И Кара снова, сильно и зовуще, промычала.

— Ой, доню, то ж вона узнала тебэ, клята животына! То ж мука доить ии без моей панночки. Узнала, ой, маты-богородица!

Марийку не стали будить, она, по старой памяти, проснулась сама, как только услышала тетю Дуню, затемно принявшуюся за домашнюю работу.

В горнице досыпал дядя Артем на широкой деревянной кровати с гладкими шарами по углам грядушек — он сам когда-то вытачивал эти шары, имея помимо главного, кузнечного, дела большое влечение к дереву. Якова Ивановича поместили в крохотной комнатке с ходом из сеней и с окошком в подворье к тетке Ганне — спал ли он, Марийка не знала, она слышала ночью, как тетя Дуня выходила на кухню, открывала дверь в сени, и оттуда доносилось неясное бормотание дяди Яши, видно, он бредил. Тетя Дуня вздыхала и шла к себе в горницу только после того, как дядя Яша затихал, успокаивался… Так, в полудреме, Марийка провела ночь, и это блуждание на грани сна и яви было сладко ей: на печи, где она лежала одна, было мягко, уютно, всю ночь ее окутывал теплый хлебный дух.

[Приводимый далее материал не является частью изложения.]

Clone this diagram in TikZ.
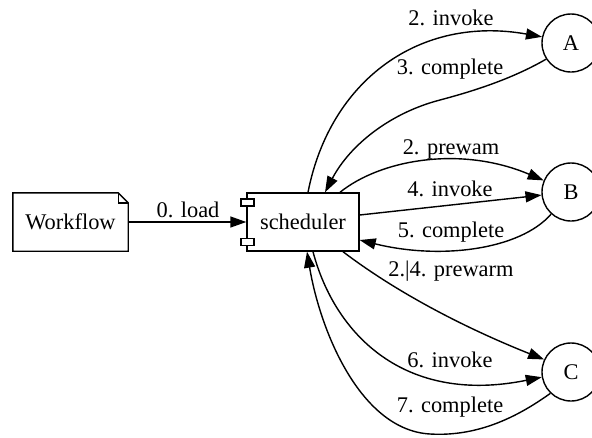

Не хотелось Марийке вставать, и тетя Дуня, увидев ее, запричитала, начала гнать обратно на печь, но Марийка не пошла, сказала, что хочет доить с тетей Дуней Кару. В хлеву влажные запахи сена, навоза, коровьего тела снова пробудили в ней навсегда, казалось, ушедшие дни, и Кара, протянув к ней большую печальную голову, будто жаловалась, как трудно ей было без Марийки.

— Кара, Кара, — жалела ее Марийка, почесывая смутно проступающее белое, в жестких завитках, пятно на большом коровьем лбу. Кара вздыхала, овевая Марийку сенным духом жвачки.

И начался день, и незнойное, покойное его свечение сквозь голые, зеленовато-желтые ветви осокорей, ушедших в небо над панским маетком, бывшей школой, которая теперь пустовала, светлое осеннее оцепенение сбросившего листву сада, сама тишина села, пусть ложная, как бы имитирующая хрустальную предзимнюю тишину, — все это растворяло в Марийке мысль о том, что где-то гудит и грохочет война, и Марийке так хотелось верить, что войны нет и что ее снова ожидает счастливая встреча с отцом и мамой. Она пошла в сад, пошла в огород, где терпко, по-осеннему пахло увядшей ботвой и подпрелыми листьями. Конопли были выбраны, и Марийка с грустью подумала: без нее.